WRITTEN PROBLEM:
Copy all of the material exactly. Pictures are not to appear in the copy.
------ DATASET EXCERPTS
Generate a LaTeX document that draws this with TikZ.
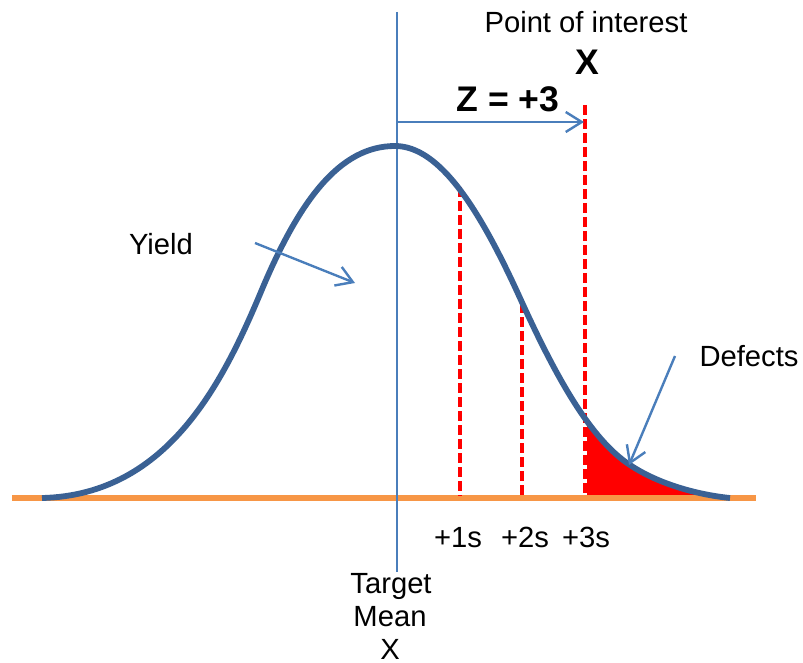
\documentclass[tikz,border=0pt]{standalone}
\usepackage{fontspec}
\setmainfont{Liberation Sans}
\usetikzlibrary{arrows.meta}

\definecolor{curveblue}{HTML}{3A6194}
\definecolor{lineblue}{HTML}{4A7EBB}
\definecolor{baseorange}{HTML}{F79646}

\begin{document}
\begin{tikzpicture}[x=0.5pt,y=-0.5pt,
    txt/.style={font=\fontsize{14.6}{17}\selectfont,anchor=base,inner sep=0pt},
    bigtxt/.style={font=\fontsize{17.8}{20}\selectfont\bfseries,anchor=base,inner sep=0pt},
    sigmaline/.style={red,line width=1.75pt,dash pattern=on 5pt off 2pt},
    pointer/.style={lineblue,line width=1.2pt,-{Straight Barb[length=8pt,width=10pt,line width=1.2pt]}}]
    \useasboundingbox (0,0) rectangle (803,663);

    % defects tail
    \begin{scope}
        \clip (587,0) rectangle (800,498);
        \fill[red] (520,298) .. controls (555,375) and (590,439) .. (630,465)
            .. controls (660,485) and (700,495) .. (730,498) -- (520,498) -- cycle;
    \end{scope}

    % base line and mean line
    \draw[baseorange,line width=2.6pt] (12,498) coordinate (b0) -- (756,498) coordinate (b1);
    \draw[lineblue,line width=1.3pt] (397,12) coordinate (m0) -- (397,572) coordinate (m1);

    % sigma markers
    \coordinate (s1top) at (460,187);  \coordinate (s1) at (460,496);
    \coordinate (s2top) at (522,303);  \coordinate (s2) at (522,496);
    \coordinate (s3top) at (585,105);  \coordinate (s3) at (585,496);
    \draw[sigmaline] (s1top) -- (s1);
    \draw[sigmaline] (s2top) -- (s2);
    \draw[sigmaline] (s3top) -- (s3);

    % the bell curve
    \draw[curveblue,line width=2.9pt]
        (42,498) .. controls (170,495) and (225,378) .. (263,287)
        .. controls (300,200) and (340,146) .. (395,146)
        .. controls (440,146) and (480,210) .. (520,298)
        .. controls (555,375) and (590,439) .. (630,465)
        .. controls (660,485) and (700,495) .. (730,498);

    % labels
    \draw (586,33) node[txt] (poi) {Point of interest};
    \draw (587,75) node[bigtxt] (xpoi) {X};
    \draw (508,112) node[bigtxt] (zval) {Z = +3};
    \draw (161,255) node[txt] (yield) {Yield};
    \draw (749,366) node[txt] (defects) {Defects};
    \draw (458,547) node[txt] (p1) {+1s};
    \draw (525,547) node[txt] (p2) {+2s};
    \draw (586,547) node[txt] (p3) {+3s};
    \draw (391,593) node[txt] (target) {Target};
    \draw (390,626) node[txt] (mean) {Mean};
    \draw (390,659) node[txt] (xbar) {X};

    % arrows
    \coordinate (zs) at (397,122);  \coordinate (zt) at (584,122);
    \draw[pointer] (zs) -- (zt);
    \coordinate (ys) at (255,243);  \coordinate (yt) at (355,283);
    \draw[pointer] (ys) -- (yt);
    \coordinate (ds) at (675,356);  \coordinate (dt) at (629,465);
    \draw[pointer] (ds) -- (dt);
\end{tikzpicture}
\end{document}
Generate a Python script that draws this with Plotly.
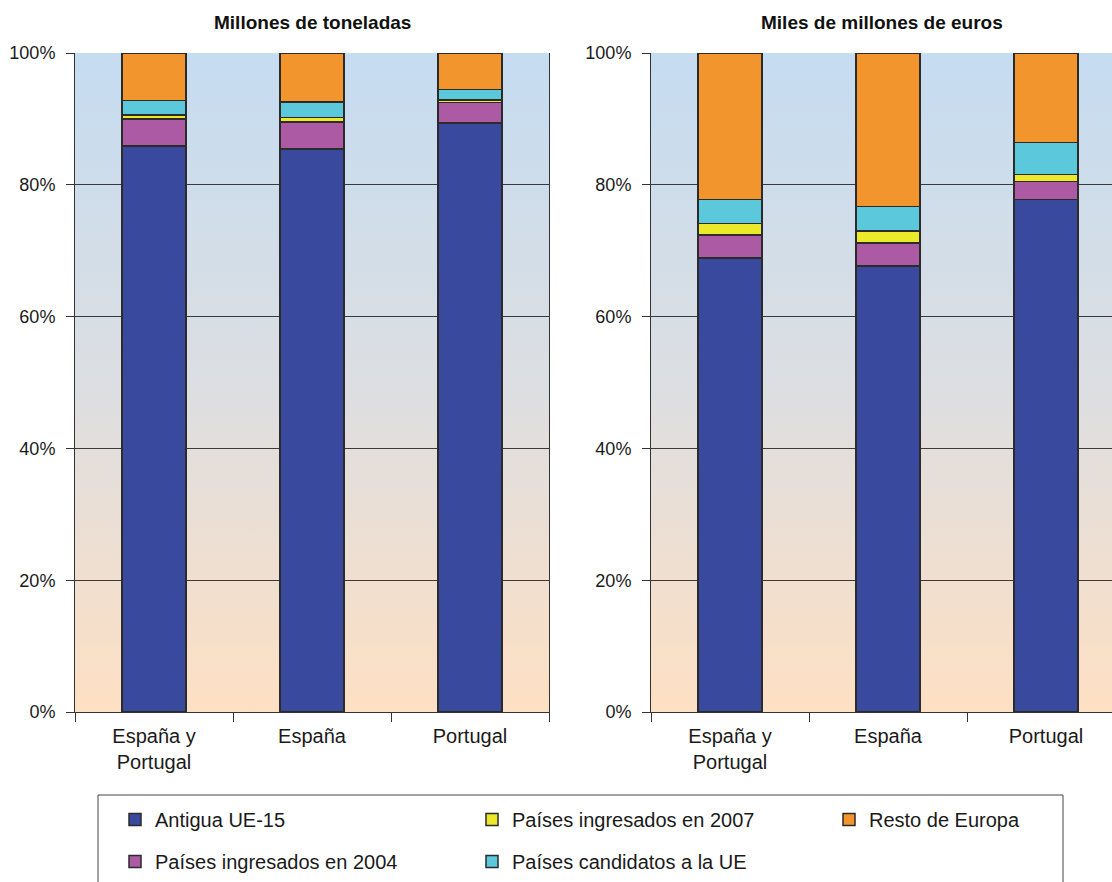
------------
EXERCISE RESULT:
Generate a LaTeX document that draws this with TikZ.
\documentclass[tikz,border=0pt]{standalone}
\usepackage{fontspec}
\setmainfont{Liberation Sans}
\usetikzlibrary{arrows.meta}

\definecolor{curveblue}{HTML}{3A6194}
\definecolor{lineblue}{HTML}{4A7EBB}
\definecolor{baseorange}{HTML}{F79646}

\begin{document}
\begin{tikzpicture}[x=0.5pt,y=-0.5pt,
    txt/.style={font=\fontsize{14.6}{17}\selectfont,anchor=base,inner sep=0pt},
    bigtxt/.style={font=\fontsize{17.8}{20}\selectfont\bfseries,anchor=base,inner sep=0pt},
    sigmaline/.style={red,line width=1.75pt,dash pattern=on 5pt off 2pt},
    pointer/.style={lineblue,line width=1.2pt,-{Straight Barb[length=8pt,width=10pt,line width=1.2pt]}}]
    \useasboundingbox (0,0) rectangle (803,663);

    % defects tail
    \begin{scope}
        \clip (587,0) rectangle (800,498);
        \fill[red] (520,298) .. controls (555,375) and (590,439) .. (630,465)
            .. controls (660,485) and (700,495) .. (730,498) -- (520,498) -- cycle;
    \end{scope}

    % base line and mean line
    \draw[baseorange,line width=2.6pt] (12,498) coordinate (b0) -- (756,498) coordinate (b1);
    \draw[lineblue,line width=1.3pt] (397,12) coordinate (m0) -- (397,572) coordinate (m1);

    % sigma markers
    \coordinate (s1top) at (460,187);  \coordinate (s1) at (460,496);
    \coordinate (s2top) at (522,303);  \coordinate (s2) at (522,496);
    \coordinate (s3top) at (585,105);  \coordinate (s3) at (585,496);
    \draw[sigmaline] (s1top) -- (s1);
    \draw[sigmaline] (s2top) -- (s2);
    \draw[sigmaline] (s3top) -- (s3);

    % the bell curve
    \draw[curveblue,line width=2.9pt]
        (42,498) .. controls (170,495) and (225,378) .. (263,287)
        .. controls (300,200) and (340,146) .. (395,146)
        .. controls (440,146) and (480,210) .. (520,298)
        .. controls (555,375) and (590,439) .. (630,465)
        .. controls (660,485) and (700,495) .. (730,498);

    % labels
    \draw (586,33) node[txt] (poi) {Point of interest};
    \draw (587,75) node[bigtxt] (xpoi) {X};
    \draw (508,112) node[bigtxt] (zval) {Z = +3};
    \draw (161,255) node[txt] (yield) {Yield};
    \draw (749,366) node[txt] (defects) {Defects};
    \draw (458,547) node[txt] (p1) {+1s};
    \draw (525,547) node[txt] (p2) {+2s};
    \draw (586,547) node[txt] (p3) {+3s};
    \draw (391,593) node[txt] (target) {Target};
    \draw (390,626) node[txt] (mean) {Mean};
    \draw (390,659) node[txt] (xbar) {X};

    % arrows
    \coordinate (zs) at (397,122);  \coordinate (zt) at (584,122);
    \draw[pointer] (zs) -- (zt);
    \coordinate (ys) at (255,243);  \coordinate (yt) at (355,283);
    \draw[pointer] (ys) -- (yt);
    \coordinate (ds) at (675,356);  \coordinate (dt) at (629,465);
    \draw[pointer] (ds) -- (dt);
\end{tikzpicture}
\end{document}
Generate a Python script that draws this with Plotly.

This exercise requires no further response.